The Court emphasized: > "Once the Legislature has mandated that the stamp duty leviable on a Scheme of Arrangement must be determined on market value of shares issued/allotted in exchange plus amount of consideration paid, it would be beyond the jurisdiction of the Adjudicating Authority to determine the stamp duty payable on any other basis." (Para 34)

Final Decision and Implications

The High Court concluded that the Collector of Stamps "grossly erred" in computing stamp duty based on the 'net worth' of TTML's demerged unit. The correct approach, as per Article 25(da), required comparing: 1. 5% of the true market value of immovable properties (Rs. 1,86,70,450). 2. 0.7% of the market value of shares issued/allotted by Airtel (Rs. 23,75,088).

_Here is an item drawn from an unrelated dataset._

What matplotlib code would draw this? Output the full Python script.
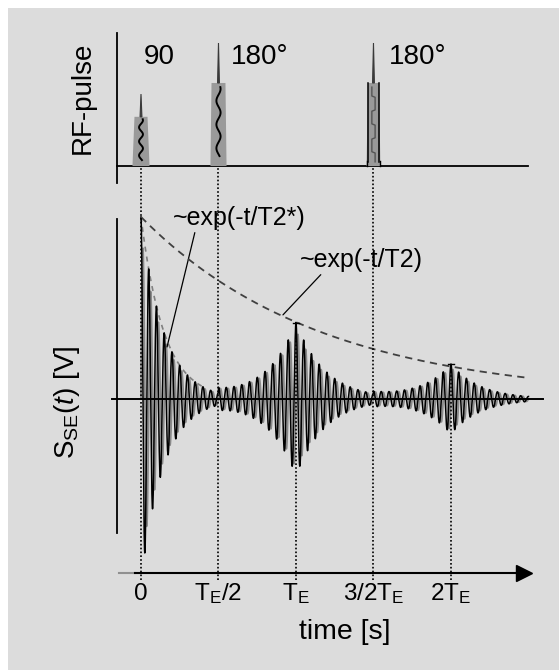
import numpy as np
import matplotlib
matplotlib.use('Agg')
import matplotlib.pyplot as plt
from matplotlib.patches import Rectangle

plt.rcParams['font.family'] = ['Liberation Sans', 'DejaVu Sans']
plt.rcParams['mathtext.fontset'] = 'custom'
plt.rcParams['mathtext.rm'] = 'Liberation Sans'
plt.rcParams['mathtext.it'] = 'Liberation Sans:italic'

# time in units of T_E
pulse_times = [0.0, 0.5, 1.5]
pulse_peaks = [0.585, 1.0, 1.0]
pulse_shoulders = [0.40, 0.675, 0.675]
pulse_labels = ['90', '180°', '180°']

echo_times = [0.0, 1.0, 2.0]
echo_peaks = [1.0, 0.42, 0.19]
echo_tau = [0.148, 0.19, 0.19]     # ~T2*
echo_start = [0.0, 0.5, 1.5]       # echo can only build up after the pulse
T2 = 1.16
carrier = 20.0                     # cycles per T_E
t_end = 2.5

tick_pos = [0.0, 0.5, 1.0, 1.5, 2.0]
tick_labels = ['0', r'T$_\mathregular{E}$/2', r'T$_\mathregular{E}$',
               r'3/2T$_\mathregular{E}$', r'2T$_\mathregular{E}$']

W, H = 559, 670
fig = plt.figure(figsize=(W / 100, H / 100), dpi=100, facecolor='white')
fig.patches.append(Rectangle((8 / W, 0), 1 - 8 / W, 1 - 8 / H, transform=fig.transFigure,
                             facecolor='#dcdcdc', edgecolor='none', zorder=-10))

xlim = (-0.2645, 2.697)
rf = fig.add_axes([100 / W, 1 - 190 / H, 459 / W, 170 / H])
sig = fig.add_axes([100 / W, 1 - 640 / H, 459 / W, 450 / H])
for ax in (rf, sig):
    ax.set_xlim(*xlim)
    ax.patch.set_alpha(0)
    for s in ax.spines.values():
        s.set_visible(False)
    ax.set_yticks([])
    ax.set_xticks([])
rf.set_ylim(-0.195, 1.187)
sig.set_ylim(-1.324, 1.148)

# ---- RF pulses ----
rf.plot([-0.155, -0.155], [-0.138, 1.081], color='black', lw=1.3, clip_on=False)
rf.plot([-0.155, 2.497], [0, 0], color='black', lw=1.3)
half_base = [0.055, 0.052, 0.045]
half_top = [0.042, 0.045, 0.035]
for i, t0 in enumerate(pulse_times):
    sh = pulse_shoulders[i]
    pk = pulse_peaks[i]
    xs = t0 + np.array([-half_base[i], -half_top[i], half_top[i], half_base[i]])
    rf.fill(xs, [0, sh, sh, 0], color='#9a9a9a', lw=0, zorder=2)
    if i == 2:
        rf.plot([t0 - half_top[i]] * 2, [0.03, sh], color='black', lw=1.1, zorder=3)
        rf.plot([t0 + half_top[i]] * 2, [0.03, sh], color='black', lw=1.1, zorder=3)
        rf.plot([t0 - half_base[i], t0 - half_base[i]], [0, 0.04], color='black', lw=1.0)
        rf.plot([t0 + half_base[i], t0 + half_base[i]], [0, 0.04], color='black', lw=1.0)
        yy = np.linspace(0.05 * sh, 0.95 * sh, 60)
        rf.plot(t0 + 0.3 * half_top[i] * np.sign(np.sin(yy / sh * 6 * np.pi)), yy,
                color='#555555', lw=1.0, zorder=3)
    else:
        yy = np.linspace(0.12 * sh, 0.95 * sh, 60)
        rf.plot(t0 + 0.3 * half_top[i] * np.sin(yy / sh * 7 * np.pi), yy,
                color='black', lw=1.4, zorder=3)
    rf.fill([t0 - 0.006, t0, t0 + 0.006], [sh, pk, sh], color='#3a3a3a', lw=0.8,
            edgecolor='#3a3a3a', zorder=3)
rf.text(0.019, 0.886, pulse_labels[0], fontsize=20, va='center', ha='left')
rf.text(0.58, 0.886, pulse_labels[1], fontsize=20, va='center', ha='left')
rf.text(1.60, 0.886, pulse_labels[2], fontsize=20, va='center', ha='left')
fig.text(83 / W, 1 - 98 / H, 'RF-pulse', rotation=90, fontsize=20, ha='center', va='center')

# ---- signal ----
t = np.linspace(0, t_end, 6000)
s_cos = np.zeros_like(t)
s_sin = np.zeros_like(t)
for te, a, tau, ts in zip(echo_times, echo_peaks, echo_tau, echo_start):
    env = a * np.exp(-np.abs(t - te) / tau) * (t >= ts)
    s_cos += env * np.cos(2 * np.pi * carrier * (t - te))
    s_sin += env * np.sin(2 * np.pi * carrier * (t - te))

sig.plot([-0.155, -0.155], [-0.736, 0.989], color='black', lw=1.3)
sig.plot([-0.187, 2.594], [0, 0], color='black', lw=1.4, zorder=4)
sig.plot(t, 0.9 * s_sin, color='#8a8a8a', lw=1.3, zorder=2)
sig.plot(t, s_cos, color='black', lw=1.1, zorder=3)

# envelopes
tt = np.linspace(0, t_end, 300)
sig.plot(tt, np.exp(-tt / T2), color='#404040', lw=1.3, ls=(0, (4, 3)), zorder=5)
tf = np.linspace(0, 0.4, 80)
sig.plot(tf, echo_peaks[0] * np.exp(-tf / echo_tau[0]), color='#808080', lw=1.2,
         ls=(0, (3, 3)), zorder=1)

# dotted timing lines
for tp in pulse_times:
    sig.plot([tp, tp], [-0.995, 1.280], color='black', lw=1.2, ls=(0, (1, 1.3)),
             clip_on=False, zorder=6)
for te, a in zip(echo_times[1:], echo_peaks[1:]):
    sig.plot([te, te], [-0.995, a], color='black', lw=1.2, ls=(0, (1, 1.3)), zorder=6)
    sig.plot([te - 0.02, te + 0.02], [a, a], color='black', lw=1.0, zorder=6)

# time axis with arrow
y_ax = -0.956
sig.plot([-0.142, -0.04], [y_ax, y_ax], color='#909090', lw=1.5)
sig.plot([-0.04, 2.44], [y_ax, y_ax], color='black', lw=1.5)
sig.plot([2.468], [y_ax], marker='>', markersize=11, color='black')
for p, lab in zip(tick_pos, tick_labels):
    sig.text(p, -1.07, lab, fontsize=17.5, ha='center', va='center')
sig.text(1.316, -1.28, 'time [s]', fontsize=20.5, ha='center', va='center')
fig.text(67 / W, 1 - 402 / H, r'S$_\mathregular{SE}$($\mathit{t}$) [V]', rotation=90,
         fontsize=20, ha='center', va='center')

# annotations
sig.annotate('~exp(-t/T2*)', xy=(0.168, 0.286), xytext=(0.206, 0.995), fontsize=18,
             ha='left', va='center',
             arrowprops=dict(arrowstyle='-', color='black', lw=0.9, shrinkA=0, shrinkB=0,
                             relpos=(0.17, 0.0)))
sig.annotate('~exp(-t/T2)', xy=(0.916, 0.462), xytext=(1.026, 0.764), fontsize=18,
             ha='left', va='center',
             arrowprops=dict(arrowstyle='-', color='black', lw=0.9, shrinkA=0, shrinkB=0,
                             relpos=(0.19, 0.0)))

fig.savefig('out.png', dpi=100)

Since Rs. 1,86,70,450 was higher, this was deemed the correct stamp duty payable, an amount already paid by Bharti Airtel .

Consequently, the Court passed the following order: "(I) Order dated 14 November 2022 passed by the Collector of Stamps, as well as order dated 2 August 2024 passed by the CCRA are set aside. (II) It is held that the amount of stamp duty payable on the Scheme of Arrangement is Rs.1,86,70,450/-."

This judgment provides crucial clarity on the valuation principles for stamp duty in demerger schemes, reinforcing that statutory provisions for calculation must be strictly adhered to by revenue authorities, and NCLT-approved commercial arrangements cannot be arbitrarily re-interpreted without explicit findings grounded in law.